Secondly, know enough about where you are sending the money that you can avoid the obvious pitfalls. If the local Afghan governor is notoriously corrupt - why on earth would you use him to distribute aid? Alternative channels almost always exist, even if it can be politically difficult to use them (Who wants to offend the governor? Well, perhaps it's time to start doing just that). Thirdly, we should work to strengthen the institutions that do work and need to work. In most countries, the outright corrupt are a small elite, and the majority of the population are honest and decent - including those working in the public sector. They want a functioning healthcare system, a police force and judiciary that do not take bribes, just as much as we want them as donors. There are well-tried ways of doing this, and we should do everything we can to support such institutional integrity.
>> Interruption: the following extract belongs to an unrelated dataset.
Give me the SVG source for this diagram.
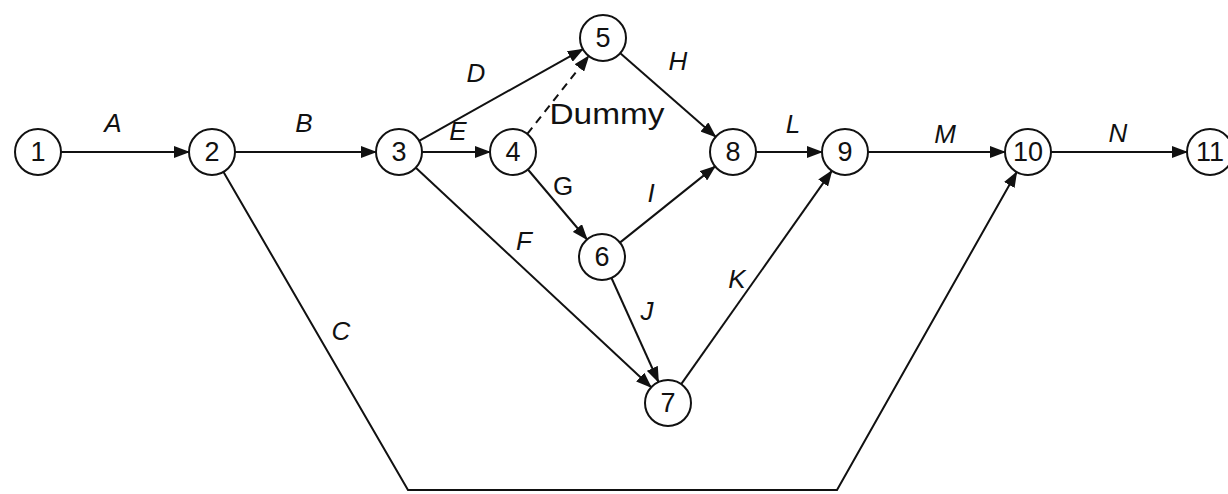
<svg xmlns="http://www.w3.org/2000/svg" width="1228" height="494" viewBox="0 0 1228 494">
<style>
.node circle{fill:#fff;stroke:#111;stroke-width:2}
.node text{font-family:"Liberation Sans",Arial,sans-serif;font-size:27px;fill:#111;text-anchor:middle}
.edge{fill:none;stroke:#111;stroke-width:2}
.arr{marker-end:url(#ah)}
.dash{stroke-dasharray:8,6}
.lbl{font-family:"Liberation Sans",Arial,sans-serif;font-size:26px;font-style:italic;fill:#111;text-anchor:middle}
.up{font-style:normal}
.big{font-size:29px}
</style>
<defs>
<marker id="ah" markerUnits="userSpaceOnUse" markerWidth="16" markerHeight="12" refX="15" refY="6" orient="auto">
<path d="M0,0 L16,6 L0,12 z" fill="#111"/>
</marker>
</defs>
<rect width="1228" height="494" fill="#fff"/>
<g id="connectors">
<line class="edge arr" x1="61" y1="152" x2="189" y2="152"/>
<line class="edge arr" x1="235" y1="152" x2="376" y2="152"/>
<polyline class="edge arr" points="223.5,171.9 408,490 837,490 1016.7,172"/>
<line class="edge arr" x1="419.1" y1="140.8" x2="582.9" y2="49.2"/>
<line class="edge arr" x1="422" y1="152" x2="490" y2="152"/>
<line class="edge arr dash" x1="527.3" y1="133.9" x2="588.7" y2="56.1"/>
<line class="edge arr" x1="415.8" y1="167.7" x2="651.2" y2="387.3"/>
<line class="edge arr" x1="527.9" y1="169.5" x2="587.1" y2="239.5"/>
<line class="edge arr" x1="620.3" y1="53.2" x2="715.7" y2="136.8"/>
<line class="edge arr" x1="619.9" y1="242.6" x2="715.1" y2="166.4"/>
<line class="edge arr" x1="611.5" y1="278" x2="658.5" y2="382"/>
<line class="edge arr" x1="681.2" y1="384.2" x2="831.8" y2="170.8"/>
<line class="edge arr" x1="756" y1="152" x2="822" y2="152"/>
<line class="edge arr" x1="868" y1="152" x2="1005" y2="152"/>
<line class="edge arr" x1="1051" y1="152" x2="1187" y2="152"/>
<text class="lbl" x="113" y="132">A</text>
<text class="lbl" x="304" y="132">B</text>
<text class="lbl" x="341" y="340">C</text>
<text class="lbl" x="476" y="82">D</text>
<text class="lbl" x="458" y="140">E</text>
<text class="lbl up big" x="607" y="124" textLength="115" lengthAdjust="spacingAndGlyphs">Dummy</text>
<text class="lbl" x="524" y="250">F</text>
<text class="lbl up" x="563" y="195">G</text>
<text class="lbl" x="678" y="70">H</text>
<text class="lbl" x="651" y="202">I</text>
<text class="lbl" x="647" y="320">J</text>
<text class="lbl" x="737" y="288">K</text>
<text class="lbl" x="793" y="133">L</text>
<text class="lbl" x="945" y="143">M</text>
<text class="lbl" x="1118" y="142">N</text>
</g>
<g id="n1" class="node"><circle cx="38" cy="152" r="23"/><text x="38" y="161">1</text></g>
<g id="n2" class="node"><circle cx="212" cy="152" r="23"/><text x="212" y="161">2</text></g>
<g id="n3" class="node"><circle cx="399" cy="152" r="23"/><text x="399" y="161">3</text></g>
<g id="n4" class="node"><circle cx="513" cy="152" r="23"/><text x="513" y="161">4</text></g>
<g id="n5" class="node"><circle cx="603" cy="38" r="23"/><text x="603" y="47">5</text></g>
<g id="n6" class="node"><circle cx="602" cy="257" r="23"/><text x="602" y="266">6</text></g>
<g id="n7" class="node"><circle cx="668" cy="403" r="23"/><text x="668" y="412">7</text></g>
<g id="n8" class="node"><circle cx="733" cy="152" r="23"/><text x="733" y="161">8</text></g>
<g id="n9" class="node"><circle cx="845" cy="152" r="23"/><text x="845" y="161">9</text></g>
<g id="n10" class="node"><circle cx="1028" cy="152" r="23"/><text x="1028" y="161">10</text></g>
<g id="n11" class="node"><circle cx="1210" cy="152" r="23"/><text x="1210" y="161">11</text></g>
</svg>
Finally, transparency in the government, a free press and a thriving civil society are proven ingredients for reducing corruption; and many of the most impressive and courageous corruption fighters come from developing countries. These ingredients need to be supported by international donors, and that is the kind of thing that can be a condition of handing over the money.
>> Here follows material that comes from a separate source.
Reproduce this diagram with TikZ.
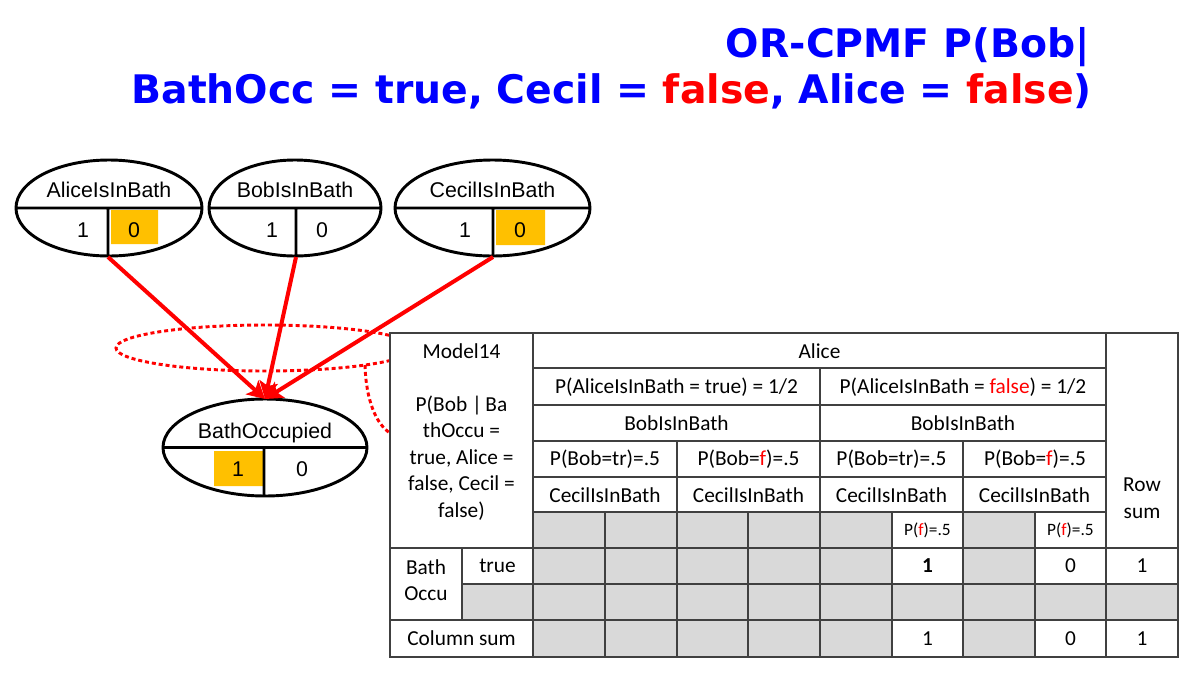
\documentclass[tikz,border=0pt]{standalone}
\usepackage{fontspec}
\setmainfont{Liberation Sans}
\newfontfamily\tabfont{Carlito}
\newfontfamily\titlefont{DejaVu Sans}
\usetikzlibrary{arrows.meta}
\definecolor{occgold}{HTML}{FFC000}
\definecolor{cellgray}{HTML}{D9D9D9}
\definecolor{gridgray}{HTML}{404040}
\tikzset{
  split/.style={line width=2.2pt},
  vartext/.style={anchor=base, inner sep=0pt, font=\fontsize{16}{19}\selectfont},
  cpt/.style={inner sep=0pt, align=center, font=\tabfont\fontsize{16}{19.9}\selectfont},
  cptsmall/.style={inner sep=0pt, font=\tabfont\fontsize{13}{16}\selectfont},
  influence/.style={red, line width=3pt, -{Stealth[length=13pt,width=14pt,inset=3pt]}},
  lasso/.style={red, line width=2.2pt, dash pattern=on 3pt off 2.2pt},
  headline/.style={anchor=base east, inner sep=0pt, blue, font=\titlefont\bfseries\fontsize{29.5}{35}\selectfont}
}
\begin{document}
\begin{tikzpicture}[x=0.75pt,y=-0.75pt]
  \useasboundingbox (0,0) rectangle (1200,686);

      % title
      \node[headline] (headA) at (1090,57) {OR-CPMF P(Bob|};
      \node[headline] (headB) at (1092,103) {BathOcc = true, Cecil = {\color{red}false}, Alice = {\color{red}false})};

      % dotted lasso round the arcs, tied to the table
      \draw[lasso] (265,348) ellipse [x radius=149, y radius=23];
      \coordinate (lassofoot) at (365,365);
      \coordinate (modelcell) at (390,433);
      \draw[lasso] (lassofoot) .. controls (366,400) and (376,424) .. (modelcell);

      % table
      \fill[white] (390,333) rectangle (1178,657);
      \fill[cellgray] (533,512) rectangle (892,657) (963,512) rectangle (1035,657) (462,584) rectangle (1178,620);
      \begin{scope}[gridgray, line width=1.1pt]
        \draw (390,333) rectangle (1178,657);
        \draw (533,333) -- (533,657) (1106,333) -- (1106,657) (820,368) -- (820,657) (462,548) -- (462,620);
        \foreach \y in {368,405,441,477,512} \draw (533,\y) -- (1106,\y);
        \draw (390,548) -- (1178,548) (462,584) -- (1178,584) (390,620) -- (1178,620);
        \foreach \x in {677,963} \draw (\x,441) -- (\x,657);
        \foreach \x in {605,748,892,1035} \draw (\x,512) -- (\x,657);
      \end{scope}

      \node[cpt] (model) at (461.5,351) {Model14};
      \node[cpt] (query) at (461.5,458) {P(Bob |\,Ba\\thOccu =\\true, Alice =\\false, Cecil =\\false)};
      \node[cpt] (alicehead) at (819.5,351) {Alice};
      \node[cpt] (alicet) at (676.5,387) {P(AliceIsInBath = true) = 1/2};
      \node[cpt] (alicef) at (963,387) {P(AliceIsInBath = {\color{red}false}) = 1/2};
      \node[cpt] (bobheadA) at (676.5,423) {BobIsInBath};
      \node[cpt] (bobheadB) at (963,423) {BobIsInBath};
      \foreach \x/\n in {605/a,891.5/b} {
        \node[cpt] (bobt\n) at (\x,459) {P(Bob=tr)=.5};
        \node[cpt] (bobf\n) at (\x+143.5,459) {P(Bob={\color{red}f})=.5};
      }
      \foreach \x/\n in {605/a,748.5/b,891.5/c,1034.5/d}
        \node[cpt] (cecil\n) at (\x,495) {CecilIsInBath};
      \node[cptsmall] (cecilfa) at (927.5,530) {P({\color{red}f})=.5};
      \node[cptsmall] (cecilfb) at (1070.5,530) {P({\color{red}f})=.5};
      \node[cpt] (rowsum) at (1142,498) {Row\\sum};
      \node[cpt] (bathocc) at (426,580) {Bath\\Occu};
      \node[cpt] (true) at (497.5,566) {true};
      \node[cpt] (pone) at (927.5,566) {\bfseries 1};
      \node[cpt] (pzero) at (1070.5,566) {0};
      \node[cpt] (rone) at (1142,566) {1};
      \node[cpt] (colsum) at (461.5,638.5) {Column sum};
      \node[cpt] (cone) at (927.5,638.5) {1};
      \node[cpt] (czero) at (1070.5,638.5) {0};
      \node[cpt] (call) at (1142,638.5) {1};

      % evidence marks
      \fill[occgold] (111,210) rectangle (158,244) (496,210) rectangle (545,245) (214,451) rectangle (263,486);

      % Bayes net nodes
      \draw[split] (109,208) ellipse [x radius=93, y radius=48] (16,208) -- (202,208) (108,208) -- (108,256);
      \draw[split] (295,208) ellipse [x radius=86, y radius=48] (209,208) -- (381,208) (296,208) -- (296,256);
      \draw[split] (492.5,208) ellipse [x radius=97.5, y radius=48] (395,208) -- (590,208) (493,208) -- (493,256);
      \draw[split] (265,447.5) ellipse [x radius=102, y radius=48.5] (163,447.5) -- (367,447.5) (264,447.5) -- (264,496);
      \coordinate (alicefoot) at (108,257);
      \coordinate (bobfoot) at (296,257);
      \coordinate (cecilfoot) at (493,257);
      \coordinate (bathtop) at (265,399);

      \node[vartext] (alicename) at (109,197) {AliceIsInBath};
      \node[vartext] (alice1) at (83,237) {1};
      \node[vartext] (alice0) at (134,237) {0};
      \node[vartext] (bobname) at (295,197) {BobIsInBath};
      \node[vartext] (bob1) at (272,237) {1};
      \node[vartext] (bob0) at (322,237) {0};
      \node[vartext] (cecilname) at (492.5,197) {CecilIsInBath};
      \node[vartext] (cecil1) at (465,237) {1};
      \node[vartext] (cecil0) at (520,237) {0};
      \node[vartext] (bathname) at (265,438) {BathOccupied};
      \node[vartext] (bath1) at (238,476) {1};
      \node[vartext] (bath0) at (302,476) {0};

      % arcs
      \foreach \v in {alice,bob,cecil}
        \draw[influence] (\v foot) -- (bathtop);

\end{tikzpicture}
\end{document}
There are a couple of other things that need to be done, both of which are within our power in the UK. Most obviously, we need to stop British companies paying bribes overseas. That merely embeds local corruption, further damaging the economy and reinforcing the power of those corrupt officials who are on the take. The result is economic stagnation and a population deprived of vital services such as healthcare. Bribe-paying by British companies therefore reinforces the need for aid. It's the same when our own government cosies up to corrupt politicians and public officials: allowing them to grandstand on the international stage, instead of making them pariahs. And that's the other thing we could do: make sure that if a corrupt politician does steal the health or education budget, they are not able to use it to 'invest' in the UK. The house in Kensington, the luxury yacht, the part-ownership of the football club, all put in the best possible light by a compliant London PR company - it is in the government's power to put a stop to all that.
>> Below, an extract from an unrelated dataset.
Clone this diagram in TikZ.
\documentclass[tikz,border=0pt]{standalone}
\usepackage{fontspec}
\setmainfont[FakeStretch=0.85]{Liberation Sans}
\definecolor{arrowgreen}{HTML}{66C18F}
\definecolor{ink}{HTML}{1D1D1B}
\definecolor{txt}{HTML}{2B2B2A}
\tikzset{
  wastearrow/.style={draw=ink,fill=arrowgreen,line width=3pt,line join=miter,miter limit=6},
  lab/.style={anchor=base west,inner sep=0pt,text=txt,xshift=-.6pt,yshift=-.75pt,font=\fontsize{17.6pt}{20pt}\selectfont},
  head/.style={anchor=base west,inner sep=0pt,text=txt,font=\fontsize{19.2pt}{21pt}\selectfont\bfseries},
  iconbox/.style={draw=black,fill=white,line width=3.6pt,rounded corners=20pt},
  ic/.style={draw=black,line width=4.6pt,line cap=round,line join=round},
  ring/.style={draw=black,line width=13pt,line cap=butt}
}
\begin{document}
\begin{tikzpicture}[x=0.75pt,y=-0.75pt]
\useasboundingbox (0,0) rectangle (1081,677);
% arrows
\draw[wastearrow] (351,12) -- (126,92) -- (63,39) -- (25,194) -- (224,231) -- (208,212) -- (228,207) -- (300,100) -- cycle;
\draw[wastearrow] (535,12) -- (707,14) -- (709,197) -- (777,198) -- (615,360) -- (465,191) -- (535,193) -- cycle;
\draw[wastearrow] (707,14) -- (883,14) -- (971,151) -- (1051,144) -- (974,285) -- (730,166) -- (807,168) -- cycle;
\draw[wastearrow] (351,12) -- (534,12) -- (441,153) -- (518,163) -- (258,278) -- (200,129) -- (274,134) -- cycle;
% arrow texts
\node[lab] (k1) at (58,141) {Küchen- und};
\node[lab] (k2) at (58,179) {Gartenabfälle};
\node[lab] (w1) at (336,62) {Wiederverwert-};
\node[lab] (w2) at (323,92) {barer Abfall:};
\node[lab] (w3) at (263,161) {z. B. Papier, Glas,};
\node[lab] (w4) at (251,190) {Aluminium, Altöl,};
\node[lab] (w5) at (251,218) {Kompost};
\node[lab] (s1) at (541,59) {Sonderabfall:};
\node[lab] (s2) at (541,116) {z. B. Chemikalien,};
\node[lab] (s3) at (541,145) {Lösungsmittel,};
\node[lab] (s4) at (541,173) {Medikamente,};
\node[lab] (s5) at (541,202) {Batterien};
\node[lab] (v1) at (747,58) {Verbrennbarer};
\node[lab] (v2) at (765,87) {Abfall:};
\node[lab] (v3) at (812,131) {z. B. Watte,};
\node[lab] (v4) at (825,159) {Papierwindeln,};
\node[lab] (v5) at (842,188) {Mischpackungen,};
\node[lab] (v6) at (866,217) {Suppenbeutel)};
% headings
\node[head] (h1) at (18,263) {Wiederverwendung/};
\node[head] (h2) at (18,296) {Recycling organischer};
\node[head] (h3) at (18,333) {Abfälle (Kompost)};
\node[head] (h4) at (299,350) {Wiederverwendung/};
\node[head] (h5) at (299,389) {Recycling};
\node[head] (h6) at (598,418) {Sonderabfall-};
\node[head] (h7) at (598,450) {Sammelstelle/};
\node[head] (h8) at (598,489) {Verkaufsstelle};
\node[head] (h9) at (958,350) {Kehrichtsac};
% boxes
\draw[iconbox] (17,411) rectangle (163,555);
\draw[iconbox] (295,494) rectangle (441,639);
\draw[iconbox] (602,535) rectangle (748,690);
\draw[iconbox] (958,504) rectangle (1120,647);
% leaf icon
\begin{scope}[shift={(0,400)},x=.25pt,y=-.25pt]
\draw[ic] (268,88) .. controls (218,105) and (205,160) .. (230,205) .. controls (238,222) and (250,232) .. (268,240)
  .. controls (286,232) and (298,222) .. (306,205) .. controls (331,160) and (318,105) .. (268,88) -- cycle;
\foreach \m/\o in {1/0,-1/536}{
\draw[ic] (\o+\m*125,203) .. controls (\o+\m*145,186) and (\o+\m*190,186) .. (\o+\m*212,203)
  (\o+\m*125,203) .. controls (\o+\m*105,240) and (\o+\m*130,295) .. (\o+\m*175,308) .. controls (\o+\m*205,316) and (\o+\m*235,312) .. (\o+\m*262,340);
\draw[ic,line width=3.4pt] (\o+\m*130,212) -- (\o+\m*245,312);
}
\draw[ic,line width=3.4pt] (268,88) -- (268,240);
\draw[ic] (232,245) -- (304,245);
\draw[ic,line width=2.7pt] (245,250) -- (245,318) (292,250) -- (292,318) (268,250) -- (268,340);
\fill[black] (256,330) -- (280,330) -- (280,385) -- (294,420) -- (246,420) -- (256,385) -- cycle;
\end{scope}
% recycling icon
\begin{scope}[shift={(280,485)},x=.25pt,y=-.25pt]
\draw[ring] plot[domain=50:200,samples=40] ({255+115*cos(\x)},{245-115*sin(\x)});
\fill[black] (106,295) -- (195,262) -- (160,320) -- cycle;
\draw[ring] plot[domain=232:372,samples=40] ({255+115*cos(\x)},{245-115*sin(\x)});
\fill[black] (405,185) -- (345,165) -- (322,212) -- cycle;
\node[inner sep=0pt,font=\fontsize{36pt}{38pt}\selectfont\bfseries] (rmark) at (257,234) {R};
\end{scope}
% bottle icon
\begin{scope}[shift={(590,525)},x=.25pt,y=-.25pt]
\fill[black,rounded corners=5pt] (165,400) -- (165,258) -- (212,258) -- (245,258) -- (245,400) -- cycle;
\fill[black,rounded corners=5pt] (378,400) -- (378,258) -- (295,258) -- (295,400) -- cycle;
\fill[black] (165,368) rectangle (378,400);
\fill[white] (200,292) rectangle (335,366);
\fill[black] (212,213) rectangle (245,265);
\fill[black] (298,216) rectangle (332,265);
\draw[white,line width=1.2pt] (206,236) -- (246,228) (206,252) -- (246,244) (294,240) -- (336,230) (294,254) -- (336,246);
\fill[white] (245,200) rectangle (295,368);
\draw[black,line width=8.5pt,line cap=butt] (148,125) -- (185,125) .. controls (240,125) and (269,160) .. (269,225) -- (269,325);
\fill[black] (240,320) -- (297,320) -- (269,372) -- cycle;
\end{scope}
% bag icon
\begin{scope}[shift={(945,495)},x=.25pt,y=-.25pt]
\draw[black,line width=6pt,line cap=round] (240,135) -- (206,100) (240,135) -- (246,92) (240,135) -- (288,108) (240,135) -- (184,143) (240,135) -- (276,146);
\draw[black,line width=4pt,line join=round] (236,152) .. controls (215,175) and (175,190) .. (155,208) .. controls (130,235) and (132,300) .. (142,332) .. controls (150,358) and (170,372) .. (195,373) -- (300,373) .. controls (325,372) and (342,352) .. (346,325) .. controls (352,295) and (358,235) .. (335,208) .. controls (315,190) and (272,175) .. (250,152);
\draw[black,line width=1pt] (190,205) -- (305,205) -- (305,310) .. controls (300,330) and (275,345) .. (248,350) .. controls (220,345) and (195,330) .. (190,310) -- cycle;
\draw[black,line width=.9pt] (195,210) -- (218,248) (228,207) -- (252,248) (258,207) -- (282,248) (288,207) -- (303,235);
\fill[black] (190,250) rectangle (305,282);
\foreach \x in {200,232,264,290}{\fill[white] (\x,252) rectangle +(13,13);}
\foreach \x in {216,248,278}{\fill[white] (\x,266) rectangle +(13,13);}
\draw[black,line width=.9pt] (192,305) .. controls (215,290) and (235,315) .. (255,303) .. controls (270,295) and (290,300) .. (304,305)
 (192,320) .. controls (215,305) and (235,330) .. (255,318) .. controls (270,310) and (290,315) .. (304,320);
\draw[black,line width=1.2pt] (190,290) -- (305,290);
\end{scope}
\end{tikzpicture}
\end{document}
Of course, not all aid money will get through. We give aid to countries where those in power are corrupt precisely because that is where life is most miserable for ordinary people. Those are very difficult conditions to operate in. Like the mythical flooded community of Bribetown, you may find over-charging contractors, cronyism in the contracts, some shoddy work, and at times out-right fraud and theft. As a society we need the maturity to understand that some money will go astray. Of course we should minimise it, and strongly go after anyone who does steal it. That can certainly be a condition of future help.
When people are desperately in need of our help, the answer should never be that because they suffer under a corrupt government, we should fail to help them. And let us remember it is not just altruism. As more and more countries disintegrate and refugees flood into Europe, we are beginning to see the fall-out of propping up corrupt governments and failing to help citizens within their own countries. We need to direct our aid wisely, not to stop it.